**What you have to do:** Can you write out all the lines word for word, with no pictures?

**Data segment:**
---*---

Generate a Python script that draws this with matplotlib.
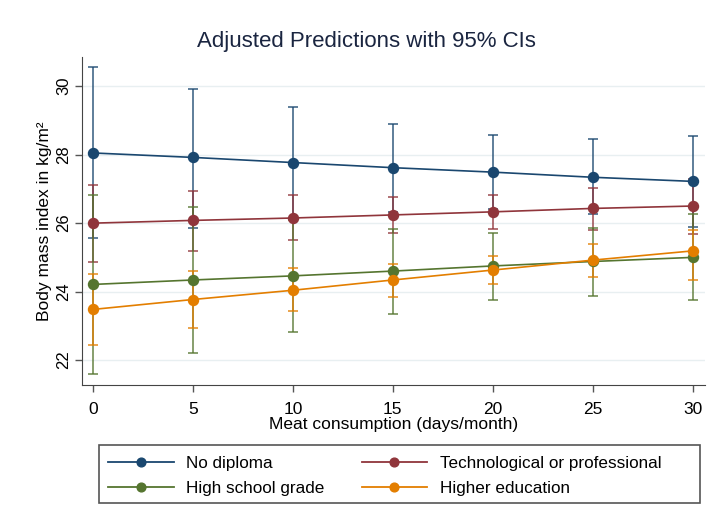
import numpy as np
import matplotlib.pyplot as plt
from matplotlib.lines import Line2D
from matplotlib.patches import Rectangle

plt.rcParams['font.family'] = ['Liberation Sans', 'DejaVu Sans']

# Datos
days = [0, 5, 10, 15, 20, 25, 30]

no_dipl = [28.05, 27.92, 27.77, 27.62, 27.49, 27.34, 27.22]
no_dipl_lo = [25.56, 25.87, 26.14, 26.34, 26.41, 26.27, 25.90]
no_dipl_hi = [30.55, 29.93, 29.40, 28.90, 28.57, 28.45, 28.54]

techno = [26.00, 26.08, 26.15, 26.24, 26.33, 26.43, 26.50]
techno_lo = [24.86, 25.20, 25.50, 25.72, 25.84, 25.81, 25.68]
techno_hi = [27.11, 26.95, 26.82, 26.75, 26.82, 27.03, 27.30]

highsch = [24.21, 24.34, 24.46, 24.60, 24.75, 24.88, 25.00]
highsch_lo = [21.58, 22.21, 22.83, 23.36, 23.75, 23.87, 23.75]
highsch_hi = [26.82, 26.46, 26.10, 25.84, 25.72, 25.87, 26.26]

higher = [23.48, 23.77, 24.04, 24.34, 24.63, 24.92, 25.19]
higher_lo = [22.45, 22.94, 23.42, 23.85, 24.21, 24.43, 24.35]
higher_hi = [24.51, 24.59, 24.69, 24.82, 25.05, 25.38, 25.81]

labels = ['No diploma', 'Technological or professional',
          'High school grade', 'Higher education']
colors = ['#1a476f', '#90353b', '#55752f', '#e37e00']

series = [(no_dipl, no_dipl_lo, no_dipl_hi),
          (techno, techno_lo, techno_hi),
          (highsch, highsch_lo, highsch_hi),
          (higher, higher_lo, higher_hi)]

W, H = 710, 519
fig = plt.figure(figsize=(W / 100, H / 100), dpi=100, facecolor='white')
ax = fig.add_axes([0.1155, 0.258, 0.877, 0.632])

# Intervalos de confianza primero
for (y, lo, hi), c in zip(series, colors):
    y = np.array(y)
    err = [y - np.array(lo), np.array(hi) - y]
    ax.errorbar(days, y, yerr=err, fmt='none', ecolor=c, alpha=0.7,
                elinewidth=1.4, capsize=3.35, capthick=1.4, zorder=2)

# Líneas con puntos
for (y, lo, hi), c, lab in zip(series, colors, labels):
    ax.plot(days, y, '-o', color=c, lw=1.2, markersize=7.2, zorder=3, label=lab)

ax.set_xlim(-0.55, 30.6)
ax.set_ylim(21.27, 30.85)
ax.set_xticks([0, 5, 10, 15, 20, 25, 30])
ax.set_yticks([22, 24, 26, 28, 30])
ax.tick_params(axis='y', labelrotation=90, labelsize=12, length=5, width=1.0,
               color='#555555', pad=3)
ax.tick_params(axis='x', labelsize=12.5, length=5, width=1.0,
               color='#555555', pad=7.5)
for lbl in ax.get_yticklabels():
    lbl.set_va('center')
ax.grid(axis='y', color='#e8eff1', lw=1.0, zorder=0)
ax.set_axisbelow(True)
for s in ['top', 'right']:
    ax.spines[s].set_visible(False)
for s in ['left', 'bottom']:
    ax.spines[s].set_color('#444444')

ax.set_xlabel('Meat consumption (days/month)', fontsize=12.5, labelpad=0)
ax.set_ylabel('Body mass index in kg/m²', fontsize=12.5, labelpad=2.5)
fig.text(366 / W, 1 - 41 / H, 'Adjusted Predictions with 95% CIs', fontsize=16,
         color='#1a2540', ha='center', va='center')

# Leyenda (orden por filas)
order = [0, 2, 1, 3]
handles = [Line2D([], [], color=colors[i], lw=1.3, marker='o', markersize=6.3) for i in order]
leg = fig.legend(handles, [labels[i] for i in order], loc='upper left',
                 bbox_to_anchor=(91.5 / W, 1 - 440 / H), ncol=2, fontsize=12.3,
                 frameon=False, handlelength=3.85, handletextpad=0.73,
                 columnspacing=2.18, borderpad=0.45, labelspacing=0.6)
fig.patches.append(Rectangle((99.3 / W, 1 - 503 / H), (700 - 99.3) / W, 58 / H,
                             transform=fig.transFigure, fill=False,
                             edgecolor='#555555', lw=1.2))

plt.savefig('out.png', dpi=100, facecolor='white')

---*---

**Solution below:**
Generate a Python script that draws this with matplotlib.
import numpy as np
import matplotlib.pyplot as plt
from matplotlib.lines import Line2D
from matplotlib.patches import Rectangle

plt.rcParams['font.family'] = ['Liberation Sans', 'DejaVu Sans']

# Datos
days = [0, 5, 10, 15, 20, 25, 30]

no_dipl = [28.05, 27.92, 27.77, 27.62, 27.49, 27.34, 27.22]
no_dipl_lo = [25.56, 25.87, 26.14, 26.34, 26.41, 26.27, 25.90]
no_dipl_hi = [30.55, 29.93, 29.40, 28.90, 28.57, 28.45, 28.54]

techno = [26.00, 26.08, 26.15, 26.24, 26.33, 26.43, 26.50]
techno_lo = [24.86, 25.20, 25.50, 25.72, 25.84, 25.81, 25.68]
techno_hi = [27.11, 26.95, 26.82, 26.75, 26.82, 27.03, 27.30]

highsch = [24.21, 24.34, 24.46, 24.60, 24.75, 24.88, 25.00]
highsch_lo = [21.58, 22.21, 22.83, 23.36, 23.75, 23.87, 23.75]
highsch_hi = [26.82, 26.46, 26.10, 25.84, 25.72, 25.87, 26.26]

higher = [23.48, 23.77, 24.04, 24.34, 24.63, 24.92, 25.19]
higher_lo = [22.45, 22.94, 23.42, 23.85, 24.21, 24.43, 24.35]
higher_hi = [24.51, 24.59, 24.69, 24.82, 25.05, 25.38, 25.81]

labels = ['No diploma', 'Technological or professional',
          'High school grade', 'Higher education']
colors = ['#1a476f', '#90353b', '#55752f', '#e37e00']

series = [(no_dipl, no_dipl_lo, no_dipl_hi),
          (techno, techno_lo, techno_hi),
          (highsch, highsch_lo, highsch_hi),
          (higher, higher_lo, higher_hi)]

W, H = 710, 519
fig = plt.figure(figsize=(W / 100, H / 100), dpi=100, facecolor='white')
ax = fig.add_axes([0.1155, 0.258, 0.877, 0.632])

# Intervalos de confianza primero
for (y, lo, hi), c in zip(series, colors):
    y = np.array(y)
    err = [y - np.array(lo), np.array(hi) - y]
    ax.errorbar(days, y, yerr=err, fmt='none', ecolor=c, alpha=0.7,
                elinewidth=1.4, capsize=3.35, capthick=1.4, zorder=2)

# Líneas con puntos
for (y, lo, hi), c, lab in zip(series, colors, labels):
    ax.plot(days, y, '-o', color=c, lw=1.2, markersize=7.2, zorder=3, label=lab)

ax.set_xlim(-0.55, 30.6)
ax.set_ylim(21.27, 30.85)
ax.set_xticks([0, 5, 10, 15, 20, 25, 30])
ax.set_yticks([22, 24, 26, 28, 30])
ax.tick_params(axis='y', labelrotation=90, labelsize=12, length=5, width=1.0,
               color='#555555', pad=3)
ax.tick_params(axis='x', labelsize=12.5, length=5, width=1.0,
               color='#555555', pad=7.5)
for lbl in ax.get_yticklabels():
    lbl.set_va('center')
ax.grid(axis='y', color='#e8eff1', lw=1.0, zorder=0)
ax.set_axisbelow(True)
for s in ['top', 'right']:
    ax.spines[s].set_visible(False)
for s in ['left', 'bottom']:
    ax.spines[s].set_color('#444444')

ax.set_xlabel('Meat consumption (days/month)', fontsize=12.5, labelpad=0)
ax.set_ylabel('Body mass index in kg/m²', fontsize=12.5, labelpad=2.5)
fig.text(366 / W, 1 - 41 / H, 'Adjusted Predictions with 95% CIs', fontsize=16,
         color='#1a2540', ha='center', va='center')

# Leyenda (orden por filas)
order = [0, 2, 1, 3]
handles = [Line2D([], [], color=colors[i], lw=1.3, marker='o', markersize=6.3) for i in order]
leg = fig.legend(handles, [labels[i] for i in order], loc='upper left',
                 bbox_to_anchor=(91.5 / W, 1 - 440 / H), ncol=2, fontsize=12.3,
                 frameon=False, handlelength=3.85, handletextpad=0.73,
                 columnspacing=2.18, borderpad=0.45, labelspacing=0.6)
fig.patches.append(Rectangle((99.3 / W, 1 - 503 / H), (700 - 99.3) / W, 58 / H,
                             transform=fig.transFigure, fill=False,
                             edgecolor='#555555', lw=1.2))

plt.savefig('out.png', dpi=100, facecolor='white')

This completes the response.